- **Exercise**:
Take the lines from the beginning of the data below through the line holding "Chart.register(...registerables);" and return exactly those.

- **Information supplied**:
|---|
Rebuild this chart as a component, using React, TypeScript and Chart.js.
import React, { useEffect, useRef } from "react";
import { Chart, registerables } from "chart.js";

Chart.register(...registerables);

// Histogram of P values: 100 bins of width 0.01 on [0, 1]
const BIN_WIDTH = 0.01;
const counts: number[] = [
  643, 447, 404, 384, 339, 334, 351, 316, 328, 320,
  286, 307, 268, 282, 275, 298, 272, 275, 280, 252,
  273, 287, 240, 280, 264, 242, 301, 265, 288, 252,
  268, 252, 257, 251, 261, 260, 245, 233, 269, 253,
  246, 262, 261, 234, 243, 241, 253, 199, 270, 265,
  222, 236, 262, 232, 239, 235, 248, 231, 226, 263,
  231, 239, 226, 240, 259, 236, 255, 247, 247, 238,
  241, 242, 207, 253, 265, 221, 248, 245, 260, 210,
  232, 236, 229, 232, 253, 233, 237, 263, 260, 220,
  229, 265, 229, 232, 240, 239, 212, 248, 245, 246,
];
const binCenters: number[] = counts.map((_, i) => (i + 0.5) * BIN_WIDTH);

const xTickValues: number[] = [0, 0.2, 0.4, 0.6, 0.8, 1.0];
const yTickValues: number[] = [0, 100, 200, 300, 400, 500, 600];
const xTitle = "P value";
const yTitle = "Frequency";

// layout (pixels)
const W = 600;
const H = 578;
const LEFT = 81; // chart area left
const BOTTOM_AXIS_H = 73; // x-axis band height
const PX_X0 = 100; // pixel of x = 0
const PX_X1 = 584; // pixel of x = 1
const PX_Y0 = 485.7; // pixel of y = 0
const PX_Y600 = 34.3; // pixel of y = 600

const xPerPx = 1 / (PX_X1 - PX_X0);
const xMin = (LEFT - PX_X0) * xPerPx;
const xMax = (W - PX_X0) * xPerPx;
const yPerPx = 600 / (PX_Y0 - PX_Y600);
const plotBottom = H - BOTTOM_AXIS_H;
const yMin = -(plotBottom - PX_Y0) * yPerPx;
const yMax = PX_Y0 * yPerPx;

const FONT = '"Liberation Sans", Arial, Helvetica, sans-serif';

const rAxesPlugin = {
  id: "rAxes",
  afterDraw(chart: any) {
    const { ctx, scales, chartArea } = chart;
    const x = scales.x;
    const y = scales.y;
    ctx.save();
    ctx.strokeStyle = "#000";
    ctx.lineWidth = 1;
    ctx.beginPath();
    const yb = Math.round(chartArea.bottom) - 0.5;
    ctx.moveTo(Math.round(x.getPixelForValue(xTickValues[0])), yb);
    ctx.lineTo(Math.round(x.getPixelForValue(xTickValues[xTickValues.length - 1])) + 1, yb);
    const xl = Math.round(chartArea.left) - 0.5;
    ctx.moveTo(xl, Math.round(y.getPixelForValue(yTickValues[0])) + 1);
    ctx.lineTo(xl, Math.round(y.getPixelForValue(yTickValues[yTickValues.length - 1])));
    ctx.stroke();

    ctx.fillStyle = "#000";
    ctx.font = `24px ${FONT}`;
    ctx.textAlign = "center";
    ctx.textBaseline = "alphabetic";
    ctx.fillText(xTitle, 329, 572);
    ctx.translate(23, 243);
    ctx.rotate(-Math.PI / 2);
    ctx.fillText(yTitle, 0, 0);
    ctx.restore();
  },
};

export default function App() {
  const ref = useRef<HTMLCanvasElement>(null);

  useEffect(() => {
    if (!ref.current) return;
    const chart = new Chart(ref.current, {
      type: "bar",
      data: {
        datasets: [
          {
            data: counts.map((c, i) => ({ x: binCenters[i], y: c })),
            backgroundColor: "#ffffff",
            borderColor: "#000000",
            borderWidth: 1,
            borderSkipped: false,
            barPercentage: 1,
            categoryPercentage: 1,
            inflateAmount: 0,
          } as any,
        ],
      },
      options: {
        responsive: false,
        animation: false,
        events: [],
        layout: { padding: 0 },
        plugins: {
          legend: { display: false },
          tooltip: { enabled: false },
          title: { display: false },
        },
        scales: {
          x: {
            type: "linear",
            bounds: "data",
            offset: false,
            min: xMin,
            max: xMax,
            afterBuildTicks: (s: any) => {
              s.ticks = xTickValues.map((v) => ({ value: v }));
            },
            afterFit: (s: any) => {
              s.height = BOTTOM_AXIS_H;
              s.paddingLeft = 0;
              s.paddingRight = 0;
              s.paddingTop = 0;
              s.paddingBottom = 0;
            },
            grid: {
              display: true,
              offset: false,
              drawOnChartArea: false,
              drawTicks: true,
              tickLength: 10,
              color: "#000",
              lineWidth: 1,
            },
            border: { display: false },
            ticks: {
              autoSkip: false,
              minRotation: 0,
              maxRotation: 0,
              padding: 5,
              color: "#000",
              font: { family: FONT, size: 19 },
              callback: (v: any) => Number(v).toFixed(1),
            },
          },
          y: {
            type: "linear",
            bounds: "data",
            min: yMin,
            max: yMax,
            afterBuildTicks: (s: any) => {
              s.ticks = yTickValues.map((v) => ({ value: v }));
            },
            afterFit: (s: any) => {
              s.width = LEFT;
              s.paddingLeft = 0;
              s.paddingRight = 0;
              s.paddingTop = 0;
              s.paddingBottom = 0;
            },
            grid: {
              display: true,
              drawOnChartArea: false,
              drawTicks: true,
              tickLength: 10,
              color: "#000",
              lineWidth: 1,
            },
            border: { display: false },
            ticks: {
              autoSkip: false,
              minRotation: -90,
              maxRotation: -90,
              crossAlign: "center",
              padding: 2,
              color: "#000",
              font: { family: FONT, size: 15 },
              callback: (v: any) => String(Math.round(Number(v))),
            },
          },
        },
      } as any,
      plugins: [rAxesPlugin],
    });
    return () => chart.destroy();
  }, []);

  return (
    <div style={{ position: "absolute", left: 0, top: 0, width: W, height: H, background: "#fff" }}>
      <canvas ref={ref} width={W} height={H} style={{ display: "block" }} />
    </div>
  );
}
|---|
- **The solution**:
Rebuild this chart as a component, using React, TypeScript and Chart.js.
import React, { useEffect, useRef } from "react";
import { Chart, registerables } from "chart.js";

Chart.register(...registerables);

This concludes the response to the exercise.